Determine how the storage layer works with the Tuplespace

Discussion items

Time	Item	Who	Notes
5 min		Michael Stay (Unlicensed)	With Kent's recent PR, we need to determine how the Tuplespace interacts with Storage. See: Node Integration Meeting notes. As far as recording the state of the virtual machine not running on the blockchain, use a "table add" and "table get" For storing things off the blockchain, using a try may be sufficient. As far as what is needed for the SDK, only the LMDB hooks are needed for 'table add' and 'table get'
	On blockchain versus off blockchain contracts, and how they interact with Storage.	Michael Stay (Unlicensed)	Going to the blockchain - we will want to be executing the code itself using the VM, which has the hooks to "table add" and "table get". It is not yet clear to me how the system contracts that are not running on the blockchain, will work with the contracts that are running on the blockchain. Does anyone have any ideas on that - Greg? We have system contracts that do things like use the communications layer and the file system and other local resources. My impression on how things are architected, there are 2 different places where Rholang is running, off the blockchain - which has the powerbox contracts - which has the ability to create side effects (writing to disk and sending messages) - and those system system contracts are delegated the authority to create the blockchain. Then there are Rholang contracts that are run on the blockchain and on the Virtual machine. How to run both, when we don't have a simulator to run contracts on the blockchain (and we don't want to expose the same authority as the powerbox contracts.) In the former, we can expose "table add" and "table get" - and it can store the continuations and the VM state - ~~and it may need to serialze the heap~~. (No need to serialize the heap with Scala VM - Scala supports serializing the state) In the case of the blockchain stuff, we probably want to store continuations ~~(not sure about the heap)~~ - but we will need the whole state of the system in a try - until Casper tells us to abandon a particular fork. We will also need a try for the names of the processes that are listening based on the AST of the bytes in a hash. We will also need the hashes of the blocks for the storage layer, which is needed for running code on the blockchain, and not the system contracts. This is another example of a try. We need to work out how the blockchain Rholang code is going to run and interact with the storage layer.
	Recommended solution	Greg Meredith	Simplest solution, class of ports that are Blockchain enabled. All I/O on those ports has to capture enough state. You don't do the I/O unless you have consensus. When you have consensus you have to capture the state. There is no point where it is necessarily where the system knows it has reached consensus, they won't receive notification from the network that consensus has been reached.
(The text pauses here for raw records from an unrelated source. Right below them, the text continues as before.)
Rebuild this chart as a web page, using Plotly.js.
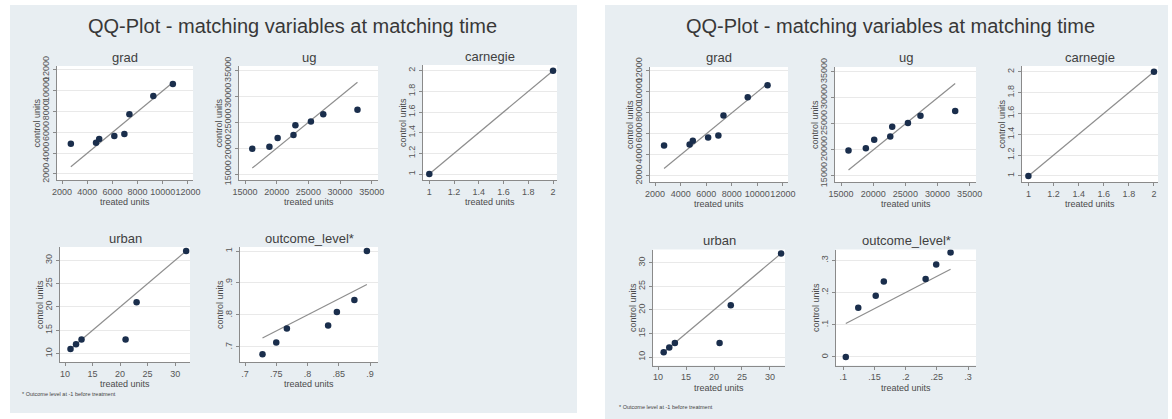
<!DOCTYPE html>
<html><head><meta charset="utf-8">
<script src="https://cdn.plot.ly/plotly-3.0.1.min.js"></script>
<style>html,body{margin:0;padding:0;background:#fff}#chart{width:1172px;height:419px}</style>
</head><body><div id="chart"></div>
<script>
// ---------------- data ----------------
const panelTitle = 'QQ-Plot - matching variables at matching time';
const footnote = '* Outcome level at -1 before treatment';
const xTitle = 'treated units';
const yTitle = 'control units';
const subTitles = ['grad', 'ug', 'carnegie', 'urban', 'outcome_level*'];

const gradTreated = [2700, 4700, 4950, 6150, 6950, 7350, 9250, 10800];
const gradControl = [4900, 5000, 5350, 5650, 5850, 7750, 9500, 10650];
const ugTreated = [16150, 18850, 20150, 22650, 22950, 25400, 27350, 32750];
const ugControl = [19900, 20300, 21950, 22550, 24450, 25150, 26550, 27450];
const carnegieTreated = [1, 2];
const carnegieControl = [1, 2];
const urbanTreated = [11, 12, 13, 21, 23, 32];
const urbanControl = [11, 12, 13, 13, 21, 32];
const outcomeTreatedLeft = [0.728, 0.750, 0.767, 0.833, 0.847, 0.875, 0.895];
const outcomeControlLeft = [0.677, 0.714, 0.758, 0.767, 0.809, 0.847, 1.000];
const outcomeTreatedRight = [0.104, 0.124, 0.152, 0.165, 0.232, 0.249, 0.272];
const outcomeControlRight = [0.000, 0.153, 0.190, 0.234, 0.242, 0.287, 0.324];

const gradTicks = [2000, 4000, 6000, 8000, 10000, 12000];
const gradTickText = ['2000', '4000', '6000', '8000', '10000', '12000'];
const ugTicks = [15000, 20000, 25000, 30000, 35000];
const ugTickText = ['15000', '20000', '25000', '30000', '35000'];
const carnegieTicks = [1, 1.2, 1.4, 1.6, 1.8, 2];
const carnegieTickText = ['1', '1.2', '1.4', '1.6', '1.8', '2'];
const urbanTicks = [10, 15, 20, 25, 30];
const urbanTickText = ['10', '15', '20', '25', '30'];
const outcomeXTicksLeft = [0.7, 0.75, 0.8, 0.85, 0.9];
const outcomeXTextLeft = ['.7', '.75', '.8', '.85', '.9'];
const outcomeYTicksLeft = [0.7, 0.8, 0.9, 1];
const outcomeYTextLeft = ['.7', '.8', '.9', '1'];
const outcomeXTicksRight = [0.1, 0.15, 0.2, 0.25, 0.3];
const outcomeXTextRight = ['.1', '.15', '.2', '.25', '.3'];
const outcomeYTicksRight = [0, 0.1, 0.2, 0.3];
const outcomeYTextRight = ['0', '.1', '.2', '.3'];

// ---------------- styling / layout ----------------
const W = 1172, H = 419;
const px = v => v / W;
const py = v => 1 - v / H;
const FONT = 'Liberation Sans, Arial, sans-serif';
const PANEL_BG = '#e8eef2';
const MARKER = '#1a2e4c';
const REFLINE = '#8e8e8e';
const AXIS = '#8a8a8a';

const traces = [];
const shapes = [];
const annotations = [];
const layout = {
  width: W, height: H,
  margin: {l: 0, r: 0, t: 0, b: 0},
  paper_bgcolor: '#ffffff',
  plot_bgcolor: '#ffffff',
  showlegend: false,
  font: {family: FONT}
};

function text(x, y, t, size, extra) {
  annotations.push(Object.assign({
    xref: 'paper', yref: 'paper', x: px(x), y: py(y), text: t, showarrow: false,
    xanchor: 'center', yanchor: 'middle',
    font: {family: FONT, size: size, color: '#3a3a3a'}
  }, extra || {}));
}

// panels: backgrounds and titles
const panels = [
  {box: [10, 577, 5, 413], titleX: 292.5, titleY: 26, footX: 20, footY: 394},
  {box: [605, 1168, 5, 419], titleX: 890, titleY: 26, footX: 617, footY: 406.5}
];
panels.forEach(p => {
  shapes.push({type: 'rect', xref: 'paper', yref: 'paper', layer: 'below',
    x0: px(p.box[0]), x1: px(p.box[1]), y0: py(p.box[3]), y1: py(p.box[2]),
    fillcolor: PANEL_BG, line: {width: 0}});
  text(p.titleX, p.titleY, panelTitle, 20, {font: {family: FONT, size: 20, color: '#383838'}});
  text(p.footX, p.footY, footnote, 5.5, {xanchor: 'left', font: {family: FONT, size: 5.5, color: '#444'}});
});

const common = {
  showline: true, linecolor: AXIS, linewidth: 1, mirror: false,
  ticks: 'outside', ticklen: 3, tickwidth: 1, tickcolor: AXIS,
  tickfont: {family: FONT, size: 9, color: '#555'},
  zeroline: false, fixedrange: true, tickmode: 'array'
};

let n = 0;
function addSub(s) {
  n++;
  const xa = n === 1 ? 'x' : 'x' + n;
  const ya = n === 1 ? 'y' : 'y' + n;
  const xk = n === 1 ? 'xaxis' : 'xaxis' + n;
  const yk = n === 1 ? 'yaxis' : 'yaxis' + n;
  const lo = Math.min(...s.xT), hi = Math.max(...s.xT);
  traces.push({type: 'scatter', mode: 'lines', x: [lo, hi], y: [lo, hi], xaxis: xa, yaxis: ya,
    line: {color: REFLINE, width: 1.2}, hoverinfo: 'skip'});
  traces.push({type: 'scatter', mode: 'markers', x: s.xT, y: s.yC, xaxis: xa, yaxis: ya,
    marker: {color: MARKER, size: 6.5}});
  const [x0, x1, y0, y1] = s.box;
  layout[xk] = Object.assign({}, common, {
    domain: [px(x0), px(x1)], range: s.xRange, anchor: ya,
    tickvals: s.xTicks, ticktext: s.xText, tickangle: 0, showgrid: false
  });
  layout[yk] = Object.assign({}, common, {
    domain: [py(y1), py(y0)], range: s.yRange, anchor: xa,
    tickvals: s.yTicks, ticktext: s.yText, tickangle: -90,
    showgrid: true, gridcolor: '#e9e9e9', gridwidth: 1
  });
  shapes.push({type: 'rect', xref: xa + ' domain', yref: ya + ' domain', layer: 'below',
    x0: 0, x1: 1, y0: 0, y1: 1, fillcolor: '#ffffff', line: {width: 0}});
  const cx = (x0 + x1) / 2, cy = (y0 + y1) / 2;
  text(cx, y0 - 9, s.title, 13, {font: {family: FONT, size: 13, color: '#3f3f3f'}});
  text(cx, y1 + 22, xTitle, 9, {font: {family: FONT, size: 9, color: '#4a4a4a'}});
  text(x0 - 20.5, cy, yTitle, 9, {textangle: -90, font: {family: FONT, size: 9, color: '#4a4a4a'}});
}

// subplot boxes [left, right, top, bottom] in px
const boxesLeft = [[57, 193, 66, 180], [239, 378, 66, 180], [423, 557, 65, 180], [60, 190, 247, 362], [240, 378, 247, 362]];
const boxesRight = [[650, 788, 67, 182], [835, 976, 67, 182], [1022, 1158, 66, 182], [653, 785, 249.5, 365.5], [836, 976, 249.5, 365.5]];

[0, 1].forEach(side => {
  const boxes = side === 0 ? boxesLeft : boxesRight;
  addSub({title: subTitles[0], box: boxes[0], xT: gradTreated, yC: gradControl,
    xTicks: gradTicks, xText: gradTickText, yTicks: gradTicks, yText: gradTickText,
    xRange: [1600, 12400], yRange: [1420, 12380]});
  addSub({title: subTitles[1], box: boxes[1], xT: ugTreated, yC: ugControl,
    xTicks: ugTicks, xText: ugTickText, yTicks: ugTicks, yText: ugTickText,
    xRange: [14050, 35990], yRange: [13840, 35910]});
  addSub({title: subTitles[2], box: boxes[2], xT: carnegieTreated, yC: carnegieControl,
    xTicks: carnegieTicks, xText: carnegieTickText, yTicks: carnegieTicks, yText: carnegieTickText,
    xRange: [0.949, 2.032], yRange: [0.942, 2.055]});
  addSub({title: subTitles[3], box: boxes[3], xT: urbanTreated, yC: urbanControl,
    xTicks: urbanTicks, xText: urbanTickText, yTicks: urbanTicks, yText: urbanTickText,
    xRange: [9.09, 32.7], yRange: [8.2, 32.85]});
  if (side === 0) {
    addSub({title: subTitles[4], box: boxes[4], xT: outcomeTreatedLeft, yC: outcomeControlLeft,
      xTicks: outcomeXTicksLeft, xText: outcomeXTextLeft, yTicks: outcomeYTicksLeft, yText: outcomeYTextLeft,
      xRange: [0.692, 0.9128], yRange: [0.653, 1.0125]});
  } else {
    addSub({title: subTitles[4], box: boxes[4], xT: outcomeTreatedRight, yC: outcomeControlRight,
      xTicks: outcomeXTicksRight, xText: outcomeXTextRight, yTicks: outcomeYTicksRight, yText: outcomeYTextRight,
      xRange: [0.0883, 0.3128], yRange: [-0.0264, 0.3335]});
  }
});

layout.shapes = shapes;
layout.annotations = annotations;
Plotly.newPlot('chart', traces, layout, {displayModeBar: false, staticPlot: true});
</script>
</body></html>
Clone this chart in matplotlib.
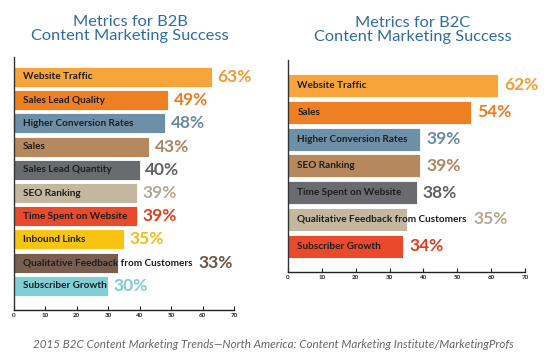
import matplotlib
matplotlib.use("Agg")
import matplotlib.pyplot as plt

b2b_labels = ["Website Traffic", "Sales Lead Quality", "Higher Conversion Rates", "Sales",
              "Sales Lead Quantity", "SEO Ranking", "Time Spent on Website", "Inbound Links",
              "Qualitative Feedback from Customers", "Subscriber Growth"]
b2b_values = [63, 49, 48, 43, 40, 39, 39, 35, 33, 30]
b2b_colors = ["#F7A43B", "#EE7F22", "#6D8FA8", "#B5885E", "#6A6B6E",
              "#C4B79F", "#E84A2B", "#F7C411", "#7A5F50", "#80CFD5"]
b2b_text_colors = ["#F29A33", "#EC7A1E", "#6A8BA3", "#B0845A", "#5F6064",
                   "#B4A78E", "#D9401F", "#EDBE1A", "#6C5446", "#7CCACF"]

b2c_labels = ["Website Traffic", "Sales", "Higher Conversion Rates", "SEO Ranking",
              "Time Spent on Website", "Qualitative Feedback from Customers", "Subscriber Growth"]
b2c_values = [62, 54, 39, 39, 38, 35, 34]
b2c_colors = ["#F7A43B", "#EE7F22", "#6D8FA8", "#B5885E", "#6A6B6E", "#C4B79F", "#E84A2B"]
b2c_text_colors = ["#F29A33", "#EC7A1E", "#6A8BA3", "#B0845A", "#5F6064", "#B4A78E", "#D9401F"]

x_ticks = [0, 10, 20, 30, 40, 50, 60, 70]

titles = ["Metrics for B2B\nContent Marketing Success", "Metrics for B2C\nContent Marketing Success"]
footer = "2015 B2C Content Marketing Trends\u2014North America: Content Marketing Institute/MarketingProfs"

W, H = 550, 358
fig = plt.figure(figsize=(5.5, 3.58), dpi=100)
FONT = "Lato"


def px_axes(x0, x1, y_top, y_bot):
    return fig.add_axes([x0 / W, 1 - y_bot / H, (x1 - x0) / W, (y_bot - y_top) / H])


def draw_panel(ax, labels, values, colors, tcolors, ylim, bar_h):
    n = len(labels)
    ypos = list(range(n))
    ax.barh(ypos, values, height=bar_h, color=colors, edgecolor="white", linewidth=0.6)
    ax.set_xlim(0, 70)
    ax.set_ylim(*ylim)
    ax.set_xticks(x_ticks)
    ax.set_xticklabels([str(t) for t in x_ticks], fontsize=4.5, family=FONT,
                       color="#222", fontweight="bold")
    ax.set_yticks([])
    ax.tick_params(axis="x", direction="in", length=3, width=0.8, pad=2, color="#222")
    for s in ["top", "right"]:
        ax.spines[s].set_visible(False)
    ax.spines["left"].set_color("#333")
    ax.spines["bottom"].set_color("#222")
    ax.spines["left"].set_linewidth(1.0)
    ax.spines["bottom"].set_linewidth(1.0)
    texts = []
    for i, lab in enumerate(labels):
        t = ax.text(2.8, i, lab, fontsize=7.2, family=FONT, color="#1e1e1e",
                    va="center", ha="left", fontweight="bold")
        texts.append(t)
    fig.canvas.draw()
    r = fig.canvas.get_renderer()
    inv = ax.transData.inverted()
    for i, v in enumerate(values):
        bb = texts[i].get_window_extent(r)
        text_end = inv.transform((bb.x1, 0))[0]
        xpos = max(v, text_end) + 1.8
        ax.text(xpos, i, f"{v}%", fontsize=12.5, family=FONT, fontweight="bold",
                color=tcolors[i], va="center", ha="left")


ax1 = px_axes(14, 234, 57, 310)
draw_panel(ax1, b2b_labels, b2b_values, b2b_colors, b2b_text_colors, (10.04, -0.86), 0.86)

ax2 = px_axes(288, 525, 60, 272)
draw_panel(ax2, b2c_labels, b2c_values, b2c_colors, b2c_text_colors, (6.96, -0.95), 0.86)

fig.text(130 / W, 1 - 29 / H, titles[0], ha="center", va="center", fontsize=11.8,
         family=FONT, color="#2F6CA3", linespacing=1.0)
fig.text(413 / W, 1 - 30 / H, titles[1], ha="center", va="center", fontsize=11.8,
         family=FONT, color="#2F6CA3", linespacing=1.0)
fig.text(273 / W, 1 - 345 / H, footer, ha="center", va="center", fontsize=8.4,
         family=FONT, style="italic", color="#666666")

fig.savefig("out.png", dpi=100)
If you get acknowledgement on last final block, then you know consensus has been reached. You are going to package up a bundle of these transactions and the state that has to do with that I/O that you commit to and continue moving forward. If you have to roll back, you have to roll back to the I/O that was in your last finalized block. The blocks that are issued in Casper contain 3 kinds of events - Deploy of new contract addition of new message synchronization event (COM event) (this is the same as #1 -because you have a system level contract that has to be listening for a new name) Every event will be an update to a state and the nodes will contain deltas for the state change. Greg - that has been the plan for a long time. Hold on to the deltas and then use those to rollback.
			Doing this in the VM The VM state is captured neatly thanks to Scala In the C++ there is an entry point in 'Dump world' - Greg hasn't exercised it in a very long time. Once upon a time he could do a snapshot of the state. Doing a snapshot of the state and identifying the delta would be very slow. The format of the dump is also not a good serialization target. With C++ this doesn't seem to be very practical. The C++ plan is a backup. As a lower priority development thread - and focus on the Scala solution. 6 months for the 64 Bit port. Not part of Mercury. Maybe we could have it for the Earth milestone- or another interim release. We still need to sort out snapshotting the VM state implemented. This is still not spec'd out. Timm Schäuble - Greg do you think that the VM will be the bottleneck? Greg - it's possible. Back in the day the C++ VM was very fast. The C++ VM still has lots of headroom. If we need the headroom on performance, we could squeeze it out of the VM.
	Question on heap, why is heap something we need to concern ourselves with?	Chris Kirkwood-Watts	The heap - it looks like the Scala VM state is something you can serialize, and that comprises most of the state, IDK if there is an independent heap in the Scala - Greg - No. Everything hangs off the context object. Seems straightforward. Mike mentioned this for non-blockchain stuff. Greg - all of this is the necessary building blocks to build the state storage solution. And now, we have to design a serialization mechanism that is delta based. That is the part that is going to require engineering. We can't walk the state every time. We could snapshot every so often and record the com events that brought us from one snapshot to another. Michael Stay (Unlicensed): If we have the latest finalized block, that will contain the VM state that we can restore, and then we can run the events to restore the state. Chris - the data in the block is ordered? YEs - it is causally ordered. From the blocks, you can recover the state of the VM up to some equivalence. If there are processes running in memory (Medha to fill this in) The Serialization under C++ requires a heap. Is there any insight on how that serialization ought to go? there are a couple of usual strategies that are terrible in performance - Even if it is efficient, you will still come away with something need to clean up. Dump world code has that machinery in place. This would need to be modified to support deltas - it's an optimization, but it is going to be necessary. (Greg) - That code needs to be shaken, but at one point it worked. It's basically GC.
	Next Steps:	Chris Kirkwood-Watts / Medha Parlikar (Unlicensed)	Can we write down what has to go into a block? Michael Birch is the guy to talk to. He is starting to write the Rholang contracts for CASPER, so he needs to write down what has to go into a block. Decide on which we are going to implement Option 1: At finality snapshot the VM state. In the event of a rollback, roll back the state to the last finalized block, and replay the Com events in the block to achieve updated VM state. Option 2: Implement a serialization mechanism that is delta based to store the machine state and snapshot every so often. Rollback based upon the deltas. Option 3: Compute state for every block in advance and remember it in case that block wins.

Action items

Medha Parlikar (Unlicensed): Clean up the notes and follow up on details of what has to be done.
Medha Parlikar (Unlicensed): Get video from Greg and link in.